New research clarifies how white fat, which stores excess energy, can become brown fat, which dissipates energy through the production of heat.
This process, called “beigeing,” is initiated in humans and other mammals in response to cold conditions as the body attempts to maintain proper temperature. After an initial shivering response to cold, a nonshivering phase occurs, in which brown adipose tissue (BAT), or brown fat is activated for heat production through a process called thermogenesis.
The research presents an opportunity to harness the temperature-regulating (or thermogenic) potential of these tissues in the fight against obesity and type 2 diabetes, says biology professor Hang Shi of Georgia State University.
“Obesity is all about the energy imbalance caused by energy/food intake that exceeds energy expenditure,” he says. “By activating the sympathetic nerves that control white adipose tissue, we can increase the expenditure of energy in the body.”
While many past studies have examined the genetic factors that regulate the function of brown fat in the body, Shi and his team are looking at the role epigenetic mechanisms play in the process. Epigenetics is the study of changes in organisms that result from how the environment affects the ways genes express an individual’s genetic code rather than alteration of the genetic code itself.
For the study in Physiological Reports, Shi and his collaborators injected laboratory mice with a chemical neurotoxin to allow them to study how sympathetic nerves regulate beige cell formation in increasingly cold temperatures. The researchers were surprised to observe that the mice were able to compensate for a lack of functional brown fat by converting white fat to beigeing adipose cells, thereby maintaining a normal body temperature.

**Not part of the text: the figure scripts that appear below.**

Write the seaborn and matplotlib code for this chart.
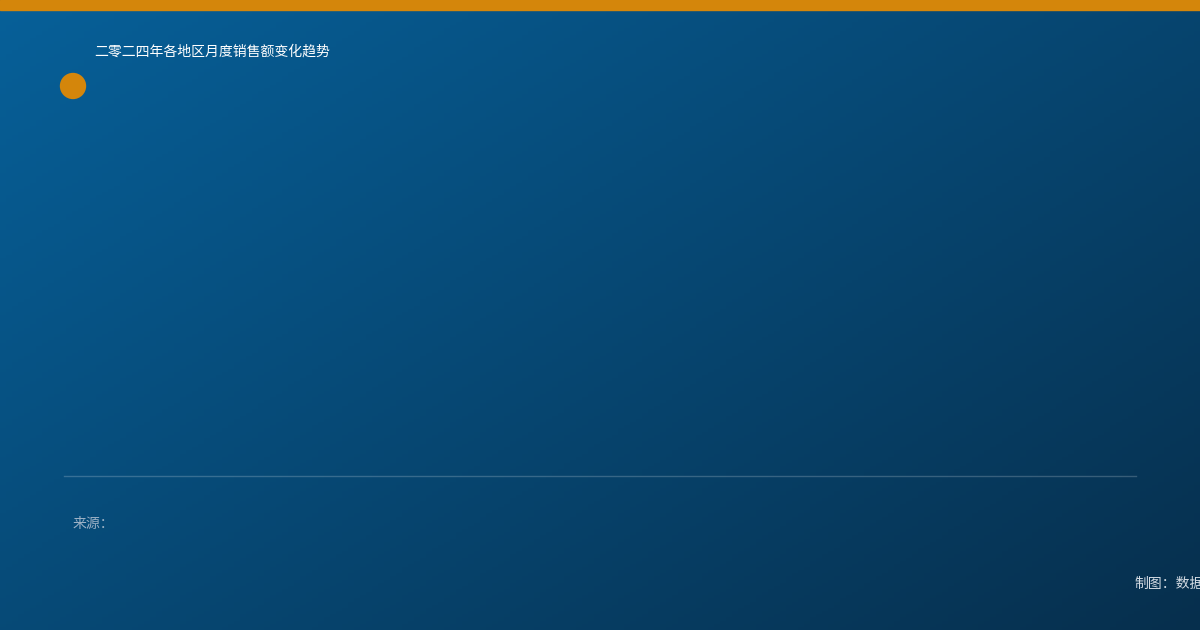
import matplotlib.pyplot as plt
import seaborn as sns
import numpy as np
import pandas as pd

# chart data (a single highlighted point, as in the reference)
periods = [0]
values = [1.0]

title_text = "二零二四年各地区月度销售额变化趋势"
source_text = "来源："
credit_text = "制图：数据新闻实验室"

sns.set_theme(style="white")
plt.rcParams['font.family'] = ['Noto Sans CJK SC', 'DejaVu Sans']

W, H = 1200, 630
fig = plt.figure(figsize=(12, 6.3), dpi=100)

# diagonal gradient background
bg = fig.add_axes([0, 0, 1, 1])
bg.set_axis_off()
yy, xx = np.mgrid[0:1:200j, 0:1:200j]
t = (xx * 0.55 + yy * 0.45)
c0 = np.array([7, 96, 153]) / 255
c1 = np.array([6, 47, 77]) / 255
img = c0[None, None, :] * (1 - t[..., None]) + c1[None, None, :] * t[..., None]
bg.imshow(img, extent=[0, W, H, 0], aspect='auto', zorder=0)
# top accent band
bg.axhspan(0, 10, color='#d4860b', zorder=1)
bg.set_xlim(0, W)
bg.set_ylim(H, 0)

# plot area
ax = fig.add_axes([64 / W, (H - 476) / H, 1072 / W, (476 - 70) / H])
ax.patch.set_alpha(0)
df = pd.DataFrame({'period': periods, 'value': values})
sns.scatterplot(data=df, x='period', y='value', ax=ax, s=360,
                color='#d4860b', edgecolor='none', legend=False, clip_on=False)
ax.set_xlim(-0.0847, 10)
ax.set_ylim(0, 1.041)
ax.set_xticks([])
ax.set_yticks([])
ax.set_xlabel('')
ax.set_ylabel('')
for side in ['top', 'left', 'right']:
    ax.spines[side].set_visible(False)
ax.spines['bottom'].set_color((1, 1, 1, 0.2))
ax.spines['bottom'].set_linewidth(1)

fig.text(94 / W, 1 - 52 / H, title_text, color='white', fontsize=10,
         ha='left', va='center')
fig.text(73 / W, 1 - 524 / H, source_text, color='#9db2c6', fontsize=10,
         ha='left', va='center')
fig.text(1134 / W, 1 - 584 / H, credit_text, color='#d3dbe3', fontsize=10,
         ha='left', va='center')

fig.savefig('out.png', dpi=100)
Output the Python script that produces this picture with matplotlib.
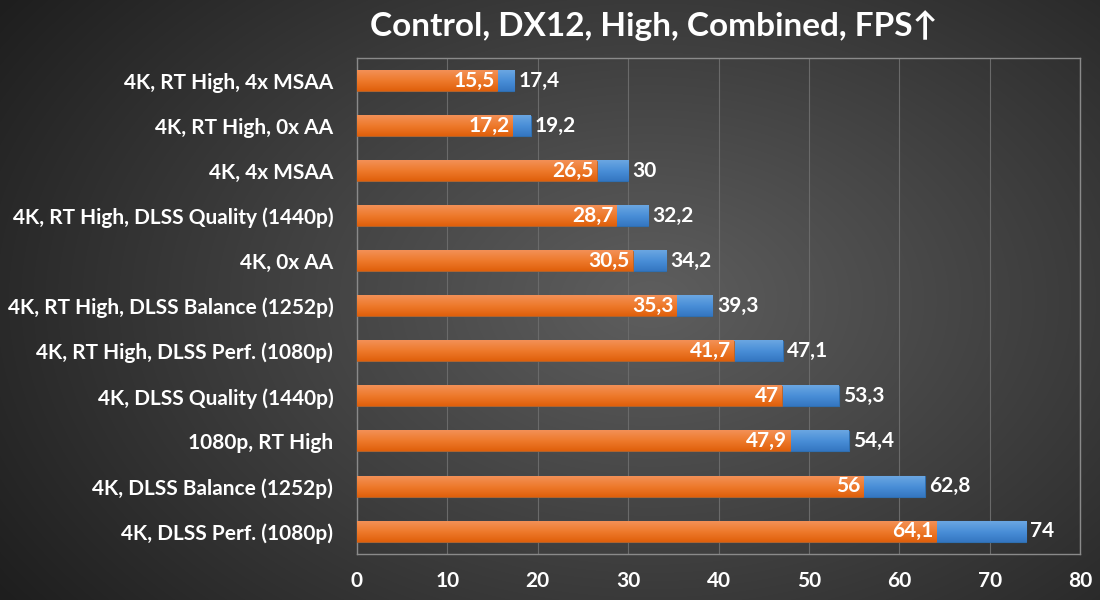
import numpy as np
import matplotlib.pyplot as plt
from matplotlib.colors import LinearSegmentedColormap

categories = ['4K, RT High, 4x MSAA', '4K, RT High, 0x AA', '4K, 4x MSAA',
              '4K, RT High, DLSS Quality (1440p)', '4K, 0x AA',
              '4K, RT High, DLSS Balance (1252p)', '4K, RT High, DLSS Perf. (1080p)',
              '4K, DLSS Quality (1440p)', '1080p, RT High',
              '4K, DLSS Balance (1252p)', '4K, DLSS Perf. (1080p)']
min_fps = [15.5, 17.2, 26.5, 28.7, 30.5, 35.3, 41.7, 47, 47.9, 56, 64.1]
avg_fps = [17.4, 19.2, 30, 32.2, 34.2, 39.3, 47.1, 53.3, 54.4, 62.8, 74]
x_ticks = [0, 10, 20, 30, 40, 50, 60, 70, 80]

FONT = ['Lato', 'DejaVu Sans']
plt.rcParams['font.family'] = FONT
plt.rcParams['font.weight'] = 'bold'


def fmt(v):
    s = f'{v:g}'
    return s.replace('.', ',')


fig = plt.figure(figsize=(11, 6), dpi=100)

# radial gradient background
bg = fig.add_axes([0, 0, 1, 1])
yy, xx = np.mgrid[0:600, 0:1100]
r = np.sqrt(((xx - 650) / 750.0) ** 2 + ((yy - 300) / 500.0) ** 2)
shade = np.clip(0.37 - 0.24 * r, 0.12, 0.4)
bg.imshow(np.dstack([shade] * 3), aspect='auto', extent=[0, 1, 0, 1])
bg.axis('off')

ax = fig.add_axes([0.3245, 0.0767, 0.6575, 0.8263])
ax.patch.set_alpha(0)
y = np.arange(len(categories))
h = 0.45
orange = LinearSegmentedColormap.from_list('o', ['#f39056', '#ee7a2c', '#e0600c'])
blue = LinearSegmentedColormap.from_list('b', ['#6aa6e2', '#4a8fd8', '#3577c2'])
grad = np.linspace(0, 1, 32).reshape(-1, 1)

bars_avg = ax.barh(y, avg_fps, height=h, color='#4a8fd8', edgecolor='#2f6fb0', linewidth=0.8, zorder=2)
bars_min = ax.barh(y, min_fps, height=h, color='#f07b28', edgecolor='#c05a10', linewidth=0.5, zorder=3)
for bars, cmap, z in ((bars_avg, blue, 2.1), (bars_min, orange, 3.1)):
    for b in bars:
        x0, y0 = b.get_x(), b.get_y()
        ax.imshow(grad, cmap=cmap, aspect='auto', zorder=z,
                  extent=[x0, x0 + b.get_width(), y0 + b.get_height(), y0])

for yi, mn, av in zip(y, min_fps, avg_fps):
    ax.text(mn - 0.3, yi, fmt(mn), ha='right', va='center', color='white',
            fontsize=15, fontweight='bold', zorder=4)
    ax.text(av + 0.5, yi, fmt(av), ha='left', va='center', color='white',
            fontsize=15, fontweight='bold', zorder=4)

ax.set_xlim(0, 80)
ax.set_ylim(len(categories) - 0.5, -0.5)
ax.set_xticks(x_ticks)
ax.set_yticks(y)
ax.set_yticklabels(categories)
ax.tick_params(axis='both', colors='white', labelsize=15, length=0)
ax.tick_params(axis='x', pad=12)
ax.tick_params(axis='y', pad=17)
for lbl in ax.get_xticklabels() + ax.get_yticklabels():
    lbl.set_fontweight('bold')
ax.grid(axis='x', color='#6a6a6a', linewidth=0.8, zorder=0)
ax.set_axisbelow(True)
for s in ax.spines.values():
    s.set_color('#8a8a8a')
    s.set_linewidth(1)

fig.text(0.594, 0.957, 'Control, DX12, High, Combined, FPS↑', ha='center', va='center',
         color='white', fontsize=24, fontweight='bold', family=FONT)

fig.savefig('out.png', dpi=100)
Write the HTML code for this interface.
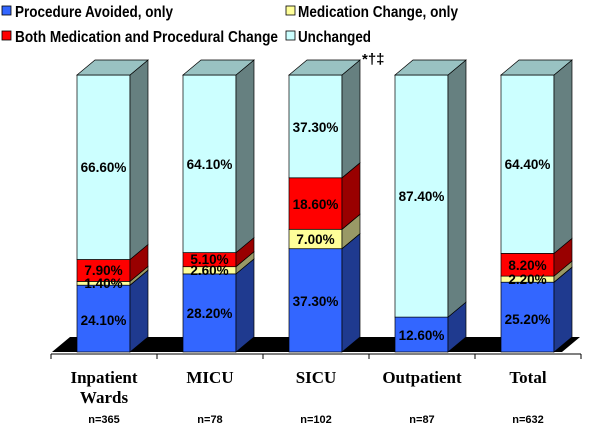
<!DOCTYPE html><html><head><style>body{margin:0;background:#fff}svg{display:block}</style></head><body>
<svg width="600" height="426" xmlns="http://www.w3.org/2000/svg" font-family="Liberation Sans, Arial, sans-serif" font-weight="bold">
<g font-size="16">
<rect x="2" y="6" width="9" height="9" fill="#3366ff" stroke="#000" stroke-width="0.8"/><text x="15" y="17" textLength="158" lengthAdjust="spacingAndGlyphs">Procedure Avoided, only</text>
<rect x="286" y="6" width="9" height="9" fill="#ffff99" stroke="#000" stroke-width="0.8"/><text x="298" y="17" textLength="160" lengthAdjust="spacingAndGlyphs">Medication Change, only</text>
<rect x="2" y="31" width="9" height="9" fill="#ff0000" stroke="#000" stroke-width="0.8"/><text x="15" y="42" textLength="263" lengthAdjust="spacingAndGlyphs">Both Medication and Procedural Change</text>
<rect x="286" y="31" width="9" height="9" fill="#ccffff" stroke="#000" stroke-width="0.8"/><text x="298" y="42" textLength="73" lengthAdjust="spacingAndGlyphs">Unchanged</text>
</g>
<text x="362" y="64" font-size="15">*†‡</text>
<polygon points="52,352 562,352 580,337 70,337" fill="#000"/>
<line x1="51" y1="354" x2="581" y2="354" stroke="#000"/>
<g stroke="#000"><line x1="51" y1="354" x2="51" y2="359"/><line x1="157" y1="354" x2="157" y2="359"/><line x1="263" y1="354" x2="263" y2="359"/><line x1="369" y1="354" x2="369" y2="359"/><line x1="475" y1="354" x2="475" y2="359"/><line x1="581" y1="354" x2="581" y2="359"/></g>
<g stroke="#000" stroke-width="0.7">
<rect x="77" y="285.2" width="53" height="66.8" fill="#3366ff"/><polygon points="130,352 148,337 148,270.2 130,285.2" fill="#1f3a8f"/>
<rect x="77" y="281.4" width="53" height="3.8" fill="#ffff99"/><polygon points="130,285.2 148,270.2 148,266.4 130,281.4" fill="#999966"/>
<rect x="77" y="259.5" width="53" height="21.9" fill="#ff0000"/><polygon points="130,281.4 148,266.4 148,244.5 130,259.5" fill="#990000"/>
<rect x="77" y="75" width="53" height="184.5" fill="#ccffff"/><polygon points="130,259.5 148,244.5 148,60 130,75" fill="#668080"/>
<polygon points="77,75 130,75 148,60 95,60" fill="#99c2c2"/>
<rect x="183" y="273.9" width="53" height="78.1" fill="#3366ff"/><polygon points="236,352 254,337 254,258.9 236,273.9" fill="#1f3a8f"/>
<rect x="183" y="266.7" width="53" height="7.2" fill="#ffff99"/><polygon points="236,273.9 254,258.9 254,251.7 236,266.7" fill="#999966"/>
<rect x="183" y="252.6" width="53" height="14.1" fill="#ff0000"/><polygon points="236,266.7 254,251.7 254,237.6 236,252.6" fill="#990000"/>
<rect x="183" y="75" width="53" height="177.6" fill="#ccffff"/><polygon points="236,252.6 254,237.6 254,60 236,75" fill="#668080"/>
<polygon points="183,75 236,75 254,60 201,60" fill="#99c2c2"/>
<rect x="289" y="248.7" width="53" height="103.3" fill="#3366ff"/><polygon points="342,352 360,337 360,233.7 342,248.7" fill="#1f3a8f"/>
<rect x="289" y="229.3" width="53" height="19.4" fill="#ffff99"/><polygon points="342,248.7 360,233.7 360,214.3 342,229.3" fill="#999966"/>
<rect x="289" y="177.8" width="53" height="51.5" fill="#ff0000"/><polygon points="342,229.3 360,214.3 360,162.8 342,177.8" fill="#990000"/>
<rect x="289" y="75" width="53" height="102.8" fill="#ccffff"/><polygon points="342,177.8 360,162.8 360,60 342,75" fill="#668080"/>
<polygon points="289,75 342,75 360,60 307,60" fill="#99c2c2"/>
<rect x="395" y="317.1" width="53" height="34.9" fill="#3366ff"/><polygon points="448,352 466,337 466,302.1 448,317.1" fill="#1f3a8f"/>
<rect x="395" y="75" width="53" height="242.1" fill="#ccffff"/><polygon points="448,317.1 466,302.1 466,60 448,75" fill="#668080"/>
<polygon points="395,75 448,75 466,60 413,60" fill="#99c2c2"/>
<rect x="501" y="282.2" width="53" height="69.8" fill="#3366ff"/><polygon points="554,352 572,337 572,267.2 554,282.2" fill="#1f3a8f"/>
<rect x="501" y="276.1" width="53" height="6.1" fill="#ffff99"/><polygon points="554,282.2 572,267.2 572,261.1 554,276.1" fill="#999966"/>
<rect x="501" y="253.4" width="53" height="22.7" fill="#ff0000"/><polygon points="554,276.1 572,261.1 572,238.4 554,253.4" fill="#990000"/>
<rect x="501" y="75" width="53" height="178.4" fill="#ccffff"/><polygon points="554,253.4 572,238.4 572,60 554,75" fill="#668080"/>
<polygon points="501,75 554,75 572,60 519,60" fill="#99c2c2"/>
</g>
<g font-size="13.5" text-anchor="middle">
<text x="103.5" y="325">24.10%</text><text x="103.5" y="288">1.40%</text><text x="103.5" y="275">7.90%</text><text x="103.5" y="172">66.60%</text>
<text x="209.5" y="318">28.20%</text><text x="209.5" y="275">2.60%</text><text x="209.5" y="264">5.10%</text><text x="209.5" y="169">64.10%</text>
<text x="315.5" y="306">37.30%</text><text x="315.5" y="244">7.00%</text><text x="315.5" y="209">18.60%</text><text x="315.5" y="132">37.30%</text>
<text x="421.5" y="340">12.60%</text><text x="421.5" y="201">87.40%</text>
<text x="527.5" y="324">25.20%</text><text x="527.5" y="284">2.20%</text><text x="527.5" y="270">8.20%</text><text x="527.5" y="169">64.40%</text>
</g>
<g font-family="Liberation Serif, Times New Roman, serif" font-size="17" text-anchor="middle">
<text x="104" y="383">Inpatient</text><text x="104" y="403">Wards</text>
<text x="210" y="383">MICU</text><text x="316" y="383">SICU</text><text x="422" y="383">Outpatient</text><text x="528" y="383">Total</text>
</g>
<g font-size="11" text-anchor="middle">
<text x="104" y="423">n=365</text><text x="210" y="423">n=78</text><text x="316" y="423">n=102</text><text x="422" y="423">n=87</text><text x="528" y="423">n=632</text>
</g>
</svg></body></html>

“Our previous work demonstrated the importance of brown fat function in energy metabolism,” Shi says. “But the current study builds on that and shows that a loss of brown fat function is not fatal in cold temperatures. We see that this loss of brown fat can be compensated by the beigeing of white fat cells through the sympathetic nerves.
Shi’s lab is now exploring the epigenetic pathways that may mediate the development of obesity. The team will focus on brown fat, a mitochondria-packed tissue that burns energy rather than storing it, as white fat does. Mitochondria are the parts of cells that turn sugars, fats, and proteins into forms of chemical energy.